Recent advances in face recognition software have raised a host of complex questions for society as a whole, lawmakers, and law enforcement agencies. Photo databases are already in use by the FBI and other agencies to identify criminal suspects using mugshots and photos taken in the field during investigations. As body-worn cameras become more common for local law enforcement, experts anticipate that law enforcement will begin using face recognition software to rapidly identify individuals officers encounter in the field.
Current use of face recognition by law enforcement
The FBI has collected biometric and photographic information about criminal suspects for decades. This information is shared with authorized local agencies to assist them with investigations. Face recognition software improves the efficiency of law enforcement’s use of the information. The FBI’s Next Generation Identification (NGI) system includes an Interstate Photo System (IPS), which automatically searches a database of mugshots and identifies potential matches.

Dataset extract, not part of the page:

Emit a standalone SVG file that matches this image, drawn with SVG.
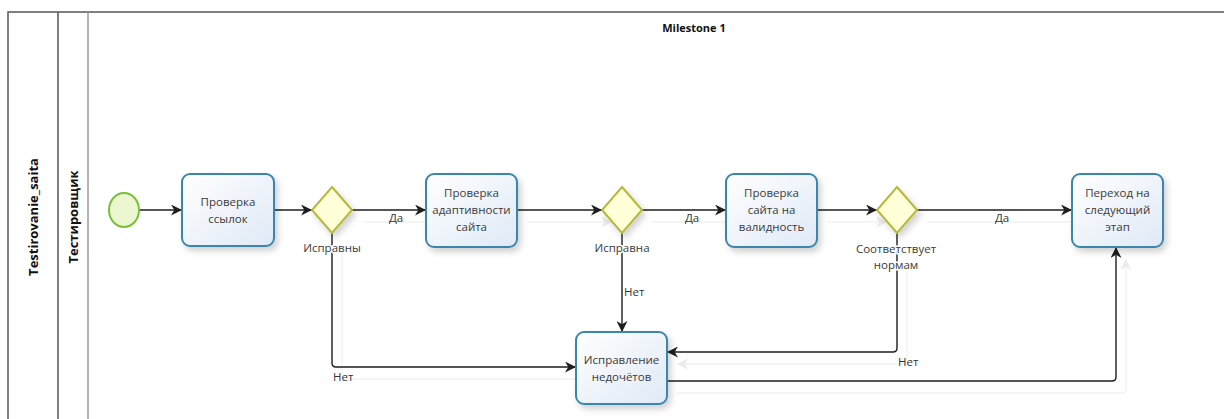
<svg xmlns="http://www.w3.org/2000/svg" width="1224" height="419" viewBox="0 0 1224 419">
  <style>
    .pool { stroke: #555; stroke-width: 1.5; fill: none; }
    .lane2 { stroke: #9a9a9a; stroke-width: 1.5; fill: none; }
    .title { font-family: "Open Sans", "Noto Sans", sans-serif; font-weight: bold; fill: #111; }
    .task { fill: url(#taskFill); stroke: #3a86ad; stroke-width: 2; filter: url(#shadow); }
    .gw { fill: #ffffd8; stroke: #b7b83a; stroke-width: 2; filter: url(#shadow); }
    .start { fill: #ecf7d2; stroke: #7cbf3a; stroke-width: 2; }
    .t { font-family: "Open Sans", "Noto Sans", sans-serif; font-size: 11.5px; fill: #3a3a3a; text-anchor: middle; }
    .lbl { font-family: "Open Sans", "Noto Sans", sans-serif; font-size: 11.5px; fill: #333; }
    .halo { stroke: #fff; stroke-width: 3; paint-order: stroke; }
    .flow { fill: none; stroke: #1e1e1e; stroke-width: 1.4; marker-end: url(#arrow); }
    .ghost { fill: none; stroke: #f2f2f2; stroke-width: 1.4; marker-end: url(#arrowGhost); }
  </style>
  <defs>
    <linearGradient id="taskFill" x1="0" y1="0" x2="1" y2="1">
      <stop offset="0" stop-color="#ffffff"/>
      <stop offset="1" stop-color="#dfe9f6"/>
    </linearGradient>
    <filter id="shadow" x="-20%" y="-20%" width="150%" height="150%">
      <feDropShadow dx="3" dy="4" stdDeviation="3" flood-color="#000" flood-opacity="0.18"/>
    </filter>
    <marker id="arrow" viewBox="0 0 10 10" refX="10" refY="5" markerWidth="11" markerHeight="11" markerUnits="userSpaceOnUse" orient="auto">
      <path d="M0,0 L10,5 L0,10 L3,5 z" fill="#1e1e1e"/>
    </marker>
    <marker id="arrowGhost" viewBox="0 0 10 10" refX="10" refY="5" markerWidth="11" markerHeight="11" markerUnits="userSpaceOnUse" orient="auto">
      <path d="M0,0 L10,5 L0,10 L3,5 z" fill="#ebebeb"/>
    </marker>
    <path id="e1" d="M139,210 H182"/>
    <path id="e2" d="M274,210 H312"/>
    <path id="e3" d="M352,210 H426"/>
    <path id="e4" d="M517,210 H602"/>
    <path id="e5" d="M642,210 H726"/>
    <path id="e6" d="M817,210 H877"/>
    <path id="e7" d="M917,210 H1072"/>
    <path id="e8" d="M332,233 V363 Q332,367 336,367 H576"/>
    <path id="e9" d="M622,233 V332"/>
    <path id="e10" d="M897,233 V348 Q897,352 893,352 H667"/>
    <path id="e11" d="M667,381 H1112 Q1116,381 1116,377 V247"/>
  </defs>

  <rect width="1224" height="419" fill="#fff"/>

  <!-- pool and lane frame -->
  <g id="pool">
    <path class="pool" d="M8,419 V12 H1224"/>
    <path class="pool" d="M58,12 V419"/>
    <path class="lane2" d="M88,12 V419"/>
    <text class="title" font-size="13" transform="translate(38,217) rotate(-90)" text-anchor="middle">Testirovanie_saita</text>
    <text class="title" font-size="13" transform="translate(78,217) rotate(-90)" text-anchor="middle">Тестировщик</text>
    <text class="title" font-size="11" x="694" y="32" text-anchor="middle">Milestone 1</text>
  </g>

  <!-- faint offset trace of the sequence flows -->
  <g id="flow-trace" class="ghost" transform="translate(10,12)">
    <use href="#e3"/><use href="#e4"/><use href="#e5"/><use href="#e6"/><use href="#e7"/>
    <use href="#e8"/><use href="#e10"/><use href="#e11"/>
  </g>

  <!-- sequence flows -->
  <g id="connectors" class="flow">
    <use href="#e1"/><use href="#e2"/><use href="#e3"/><use href="#e4"/><use href="#e5"/>
    <use href="#e6"/><use href="#e7"/><use href="#e8"/><use href="#e9"/><use href="#e10"/><use href="#e11"/>
  </g>

  <!-- flow labels -->
  <g id="flow-labels">
    <text class="lbl" x="389" y="222">Да</text>
    <text class="lbl" x="685" y="222">Да</text>
    <text class="lbl" x="995" y="222">Да</text>
    <text class="lbl" x="333" y="381">Нет</text>
    <text class="lbl" x="624" y="296">Нет</text>
    <text class="lbl" x="898" y="366">Нет</text>
  </g>

  <g id="start">
    <ellipse class="start" cx="124" cy="210" rx="15" ry="17"/>
  </g>

  <g id="task-links">
    <rect class="task" x="182" y="174" width="92" height="72" rx="8"/>
    <text class="t" x="228" y="206">Проверка</text>
    <text class="t" x="228" y="223">ссылок</text>
  </g>

  <g id="gw-links">
    <polygon class="gw" points="332,187 352,210 332,233 312,210"/>
    <text class="t halo" x="332" y="252">Исправны</text>
  </g>

  <g id="task-adaptive">
    <rect class="task" x="426" y="174" width="91" height="73" rx="8"/>
    <text class="t" x="471.5" y="197">Проверка</text>
    <text class="t" x="471.5" y="214">адаптивности</text>
    <text class="t" x="471.5" y="231">сайта</text>
  </g>

  <g id="gw-adaptive">
    <polygon class="gw" points="622,187 642,210 622,233 602,210"/>
    <text class="t halo" x="622" y="252">Исправна</text>
  </g>

  <g id="task-validity">
    <rect class="task" x="726" y="174" width="91" height="73" rx="8"/>
    <text class="t" x="771.5" y="197">Проверка</text>
    <text class="t" x="771.5" y="214">сайта на</text>
    <text class="t" x="771.5" y="231">валидность</text>
  </g>

  <g id="gw-validity">
    <polygon class="gw" points="897,187 917,210 897,233 877,210"/>
    <text class="t halo" x="896" y="253">Соответствует</text>
    <text class="t halo" x="896" y="269">нормам</text>
  </g>

  <g id="task-next">
    <rect class="task" x="1072" y="174" width="91" height="73" rx="8"/>
    <text class="t" x="1117.5" y="197">Переход на</text>
    <text class="t" x="1117.5" y="214">следующий</text>
    <text class="t" x="1117.5" y="231">этап</text>
  </g>

  <g id="task-fix">
    <rect class="task" x="576" y="332" width="91" height="72" rx="8"/>
    <text class="t" x="621.5" y="364">Исправление</text>
    <text class="t" x="621.5" y="381">недочётов</text>
  </g>
</svg>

The NGI-IPS system is intended to be an investigative tool for helping officers more efficiently identify suspects. Because “false positives” are still a likely possibility, officers still must manually review the results and use other investigative tools to verify their accuracy. As a consequence, FBI policy dictates that the results of NGI-IPS searches are not to be used for positive identification. In other words, they cannot be used to justify a search warrant or other law enforcement actions.
The near-future of face recognition technology
Face recognition software is rapidly improving. Its algorithms use a wide range of facial features to find potential matches, increasingly allowing it to make positive matches even if the individual’s face has changed from the database photo. For example, a suspect who has grown a beard or gotten a tattoo can still be identified despite those changes.
In the law enforcement context face recognition technology will become increasingly useful for helping officers identify suspects and other potentially dangerous individuals. High-definition cameras, especially when body-worn, will be an important component of this process. At the same time, we can expect a continuing conversation about how to best balance the civil liberties of the public with the technology’s legitimate law enforcement uses.
Privacy concerns pose a special challenge for policymakers. In Las Vegas casinos have been using face recognition software to identify people on their blacklists for several years. In theory, an individual’s every move through public spaces could be automatically tracked, regardless of whether or not the individual is a criminal suspect. Coming to grips with the full implications of this possibility will be an ongoing process.